Much of the coroner's criticism was instead reserved for Mr Koletti himself, who was found to have purposely withheld information relating to his wife's disappearance.

Ms Ryan said he could not be ruled out as being involved, calling his consistently murky evidence "regrettable".

"It is fair to say that when he was not creating further inconsistencies, he was attempting to account for them with opaque and at times unintelligible explanations," she said on Thursday.

Mr Koletti continuously contradicted himself during the inquest, including suggesting Ms Caddick was a keen runner and had potentially gone for a jog the morning of her disappearance, despite CCTV footage showing she had not run in weeks.

"Explanations which he offered for the many contradictions simply did not make sense," Ms Ryan said.

His lawyer, Judy Swan, put his unintelligible evidence down to "his limited intellectual capacity", however, Ms Ryan did not agree.

"His discrepancies are too numerous and too persistent to be attributable to stress and lack of intellectual sophistication," she said.

She found Mr Koletti had "some awareness" of Ms Caddick's movements during the days before and after her disappearance, but made a conscious choice "not to disclose it".

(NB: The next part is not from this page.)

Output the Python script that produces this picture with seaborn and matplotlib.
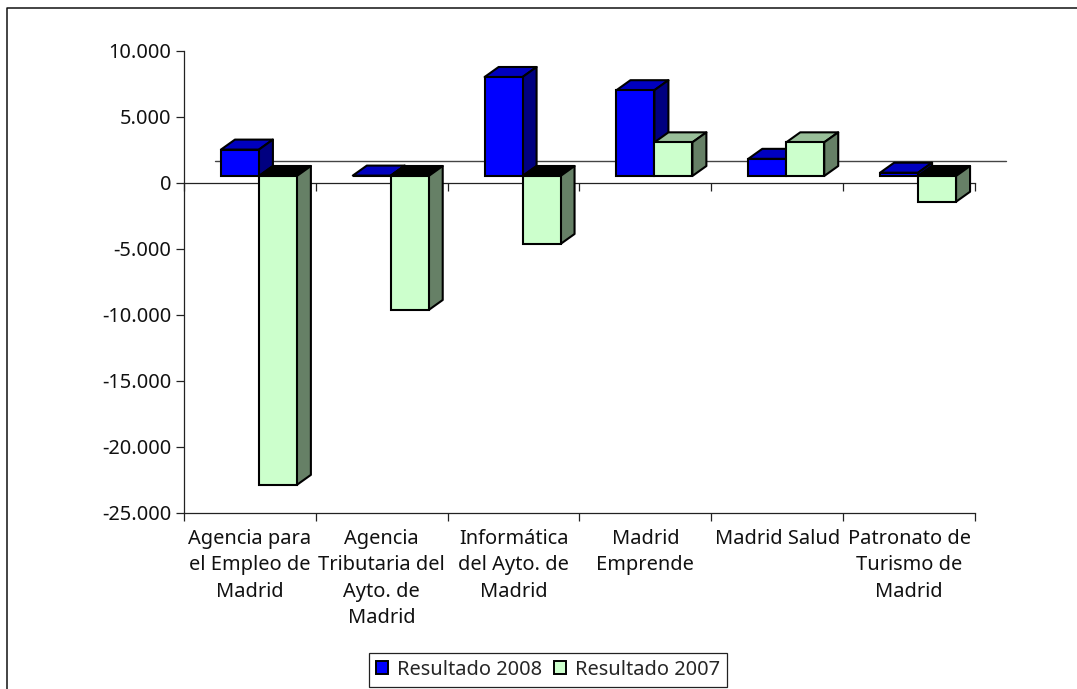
import matplotlib
matplotlib.use("Agg")
import matplotlib.pyplot as plt
import pandas as pd
import seaborn as sns
from matplotlib.lines import Line2D
from matplotlib.patches import Patch, Polygon
from matplotlib.transforms import Affine2D, blended_transform_factory

categories = ["Agencia para\nel Empleo de\nMadrid", "Agencia\nTributaria del\nAyto. de\nMadrid",
              "Informática\ndel Ayto. de\nMadrid", "Madrid\nEmprende", "Madrid Salud",
              "Patronato de\nTurismo de\nMadrid"]
series_names = ["Resultado 2008", "Resultado 2007"]
resultado_2008 = [2000, 30, 7500, 6500, 1300, 250]
resultado_2007 = [-23400, -10150, -5150, 2550, 2550, -1950]
y_ticks = [10000, 5000, 0, -5000, -10000, -15000, -20000, -25000]
y_tick_labels = ["10.000", "5.000", "0", "-5.000", "-10.000", "-15.000", "-20.000", "-25.000"]

front_colors = ["#0000FF", "#CCFFCC"]
top_colors = ["#0000BF", "#99BF99"]
side_colors = ["#000080", "#668066"]

sns.set_style("white")
plt.rcParams["font.family"] = ["Noto Sans", "DejaVu Sans"]
FS = 14.4
BAR_LW = 1.5

W, H = 1077, 689
fig = plt.figure(figsize=(W / 100, H / 100), dpi=100, facecolor="white")
ax = fig.add_axes([184 / W, (H - 513) / H, 791 / W, 462 / H])

df = pd.DataFrame({
    "cat": categories * 2,
    "serie": [series_names[0]] * 6 + [series_names[1]] * 6,
    "valor": resultado_2008 + resultado_2007,
})
sns.barplot(data=df, x="cat", y="valor", hue="serie", order=categories, hue_order=series_names,
            palette=front_colors, width=0.576, saturation=1, errorbar=None, legend=False,
            edgecolor="black", linewidth=BAR_LW, ax=ax)
ax.set_xlim(-0.5, 5.5)
ax.set_ylim(-25000, 10000)
ax.set_xlabel("")
ax.set_ylabel("")

px_x = 6 / 791
px_y = 35000 / 462
DX, DY = 14 * px_x, 10 * px_y
front_shift = ax.transData + Affine2D().translate(9, 7)
wall_shift = ax.transData + Affine2D().translate(31, 22)

for s, container in enumerate(ax.containers):
    for i, bar in enumerate(container.patches):
        z = 3 + i + 0.5 * s
        x0, w = bar.get_x(), bar.get_width()
        val = resultado_2008[i] if s == 0 else resultado_2007[i]
        x1 = x0 + w
        top = max(val, 0)
        bottom = min(val, 0)
        bar.set_transform(front_shift)
        bar.set_clip_on(False)
        bar.set_zorder(z + 0.2)
        top_color = "black" if (s == 1 and val < 0) else top_colors[s]
        ax.add_patch(Polygon([(x0, top), (x1, top), (x1 + DX, top + DY), (x0 + DX, top + DY)],
                             closed=True, facecolor=top_color, edgecolor="black", linewidth=BAR_LW,
                             transform=front_shift, clip_on=False, zorder=z, joinstyle="round"))
        ax.add_patch(Polygon([(x1, top), (x1 + DX, top + DY), (x1 + DX, bottom + DY), (x1, bottom)],
                             closed=True, facecolor=side_colors[s], edgecolor="black", linewidth=BAR_LW,
                             transform=front_shift, clip_on=False, zorder=z, joinstyle="round"))

# back wall line at value 0 and the zero axis line
ax.plot([-0.5, 5.5], [0, 0], color="#444444", lw=1.0, transform=wall_shift, clip_on=False, zorder=1)
boundaries = [b - 0.5 for b in range(7)]
tick_px = 8 * 0.72
zero_axis = ax.secondary_xaxis(0, transform=blended_transform_factory(ax.transAxes, ax.transData))
zero_axis.set_xticks(boundaries, [""] * 7)
zero_axis.tick_params(axis="x", length=tick_px, width=0.9, color="#222222", bottom=True)
zero_axis.spines["bottom"].set_color("#222222")
zero_axis.spines["bottom"].set_linewidth(0.9)
zero_axis.set_zorder(1.5)

for name in ("top", "right"):
    ax.spines[name].set_visible(False)
for name in ("left", "bottom"):
    ax.spines[name].set_color("#222222")
    ax.spines[name].set_linewidth(0.9)
    ax.spines[name].set_zorder(1)

ax.set_yticks(y_ticks, y_tick_labels)
ax.tick_params(axis="y", left=True, length=tick_px, width=0.9, color="#222222",
               labelsize=FS, labelcolor="#111111", pad=3.4)
ax.set_xticks(boundaries, minor=True)
ax.set_xticks(range(6), categories)
ax.tick_params(axis="x", which="minor", bottom=True, length=tick_px, width=0.9, color="#222222")
ax.tick_params(axis="x", which="major", bottom=False, length=0, labelsize=FS, labelcolor="#111111", pad=11.5)
for label in ax.get_xticklabels():
    label.set_linespacing(1.42)
    label.set_multialignment("center")

handles = [Patch(facecolor=c, edgecolor="black", linewidth=1.4, label=n)
           for c, n in zip(front_colors, series_names)]
leg = ax.legend(handles=handles, ncol=2, loc="center", bbox_to_anchor=(548 / W, (H - 670) / H),
                bbox_transform=fig.transFigure, fontsize=FS, frameon=True, fancybox=False,
                framealpha=1, edgecolor="#222222", handlelength=0.62, handleheight=0.62,
                handletextpad=0.45, columnspacing=0.55, borderpad=0.35, borderaxespad=0)
leg.get_frame().set_linewidth(0.9)

fig.add_artist(Line2D([7 / W, 7 / W, 1], [0, (H - 8) / H, (H - 8) / H], color="#111111", lw=1.1))

fig.savefig("out.png", dpi=100, facecolor="white")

The lack of police referral of the missing person case to the NSW homicide squad and the "early dismissal" of the possibility that Ms Caddick had been harmed by someone else created a risk of losing key information, Ms Ryan said.

While the coroner could not rule out murder, she also could not rule out suicide, arguing Ms Caddick "could well have regarded suicide as her only escape from her personal and professional catastrophe".

The 49-year-old self-styled financial adviser preyed on mostly friends and family to steal up to $30 million through her investment scam, using the money to fund her lavish lifestyle before disappearing in November 2020.

Months later, her badly decomposed right foot, still attached to a running shoe, washed up on a beach on the south coast of NSW, leading authorities to presume her dead.

The inquest found, while "unlikely", it was possible Ms Caddick had cut the foot off herself or with the help of someone else.

Ms Ryan took less than two hours to deliver her 54-page-long findings, concluding by apologising to the family Ms Caddick left behind.

"I wish the inquest could have provided the sense of peace that can come from these findings," she said on Thursday.

"I regret that positive findings cannot be made as to the cause and manner of Melissa Caddick's death."

Outside court, Ms Caddick's brother leant on the horn of a car as Mr Koletti pushed his way through a media scrum to take the passenger seat.

The pair drove off with Ms Caddick's parents in tow, none the wiser about the circumstances of their daughter's death.